Drug Church - Dollar Story

Fiddlehead - Down University

Title Fight - Crescent-Shaped Depression

Joyce Manor - Angel in the Snow

Oh man have you listened to letlive. at all?

I never have. I'll check it out!

I was surprised by how much I liked her new album.

I've been listening to Farya Faraji on Youtube recently -- lots of Byzantine and Balkans music, and some other folk music, for instance from Canada. Unfortunately, I haven't been able to buy or download his music to listen while traveling.

Maybe Im a phillistine but despite listening to a lot of music, I dont know what music Im into. I just shahzam songs I like from public and songs I end up liking from movies and spotify reccomendations does the rest.

Mostly a mix of 90s rock, early 2000s pop and deep house. My favorite song of all time is 'Mr Brightside'. Funny considering I cant stand any of the The Killers other songs.'I aint worried' is my second most played as of late, courtesy of Top Gun Maverick.

Oh and the slowed and reverb genre also has some hidden gems. Pop songs slowed and reverbed become something entirely different, more so than other remix genres. Such as this, or this or this.

I should also out myself as a zoomer and let it be known that TikTok sometimes actually popularizes good lesser known songs, often old ones. Very hit or miss though.

My favorite song of all time is 'Mr Brightside'.

Have you thought about moving to the UK?

Not the first time Im hearing this. Ive been called a coconut too because I like that song too much for someone not white, let alone not from the UK lol.

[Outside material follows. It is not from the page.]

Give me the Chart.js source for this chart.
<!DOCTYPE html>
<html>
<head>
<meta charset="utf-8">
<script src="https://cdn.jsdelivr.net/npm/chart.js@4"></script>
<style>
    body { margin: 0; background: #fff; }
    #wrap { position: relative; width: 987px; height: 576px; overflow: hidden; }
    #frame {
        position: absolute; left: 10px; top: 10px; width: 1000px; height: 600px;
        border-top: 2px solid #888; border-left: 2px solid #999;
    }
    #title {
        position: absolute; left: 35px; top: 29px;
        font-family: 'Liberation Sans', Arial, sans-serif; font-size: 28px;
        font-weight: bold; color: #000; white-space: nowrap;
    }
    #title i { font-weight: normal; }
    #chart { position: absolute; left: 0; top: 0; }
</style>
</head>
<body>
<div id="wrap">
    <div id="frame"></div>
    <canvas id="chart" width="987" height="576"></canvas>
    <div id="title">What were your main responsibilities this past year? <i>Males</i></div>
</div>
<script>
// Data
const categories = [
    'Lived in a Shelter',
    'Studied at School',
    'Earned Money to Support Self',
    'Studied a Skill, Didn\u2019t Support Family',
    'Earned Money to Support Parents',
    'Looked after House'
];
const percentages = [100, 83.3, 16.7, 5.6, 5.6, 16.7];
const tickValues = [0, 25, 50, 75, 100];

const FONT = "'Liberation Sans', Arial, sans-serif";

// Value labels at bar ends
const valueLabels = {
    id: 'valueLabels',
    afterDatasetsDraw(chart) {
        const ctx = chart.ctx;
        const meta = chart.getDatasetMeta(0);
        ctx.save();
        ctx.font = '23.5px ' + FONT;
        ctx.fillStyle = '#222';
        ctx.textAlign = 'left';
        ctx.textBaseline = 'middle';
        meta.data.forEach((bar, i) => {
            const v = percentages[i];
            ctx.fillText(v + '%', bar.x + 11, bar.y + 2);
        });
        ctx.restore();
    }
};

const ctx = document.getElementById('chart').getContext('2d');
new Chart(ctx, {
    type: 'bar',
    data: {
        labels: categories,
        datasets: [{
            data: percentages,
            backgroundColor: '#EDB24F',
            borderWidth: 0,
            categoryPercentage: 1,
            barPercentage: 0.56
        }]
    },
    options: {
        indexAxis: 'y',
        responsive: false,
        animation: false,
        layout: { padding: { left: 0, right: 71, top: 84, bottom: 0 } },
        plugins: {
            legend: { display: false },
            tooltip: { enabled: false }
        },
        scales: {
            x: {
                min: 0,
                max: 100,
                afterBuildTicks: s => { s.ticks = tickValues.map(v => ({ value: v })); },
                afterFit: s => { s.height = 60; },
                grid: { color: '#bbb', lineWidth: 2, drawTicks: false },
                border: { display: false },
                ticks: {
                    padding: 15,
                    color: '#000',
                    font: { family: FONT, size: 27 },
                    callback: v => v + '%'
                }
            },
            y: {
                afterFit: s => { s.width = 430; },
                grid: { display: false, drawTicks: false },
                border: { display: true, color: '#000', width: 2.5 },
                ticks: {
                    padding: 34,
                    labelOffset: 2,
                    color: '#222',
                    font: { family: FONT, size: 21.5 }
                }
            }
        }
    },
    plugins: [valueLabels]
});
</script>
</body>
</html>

In recent years, I've become very fond of Enya.

I loved Enya as a child, soured on her in my adolescence and have slowly come back around to appreciating her music. This seems to be a fairly consistent pattern among my peers.

Enya holds a special place in my heart. I have fond high school memories of everyone in the group call meditating to Only Time while waiting for the battle.net servers to come back online.

Glad to hear other players had their own downtime traditions. We would find crappy rips of terrible movies to watch MST3K-style. Fond memories of watching Japanese Star Wars knock-off "Message from Space" one Tuesday night.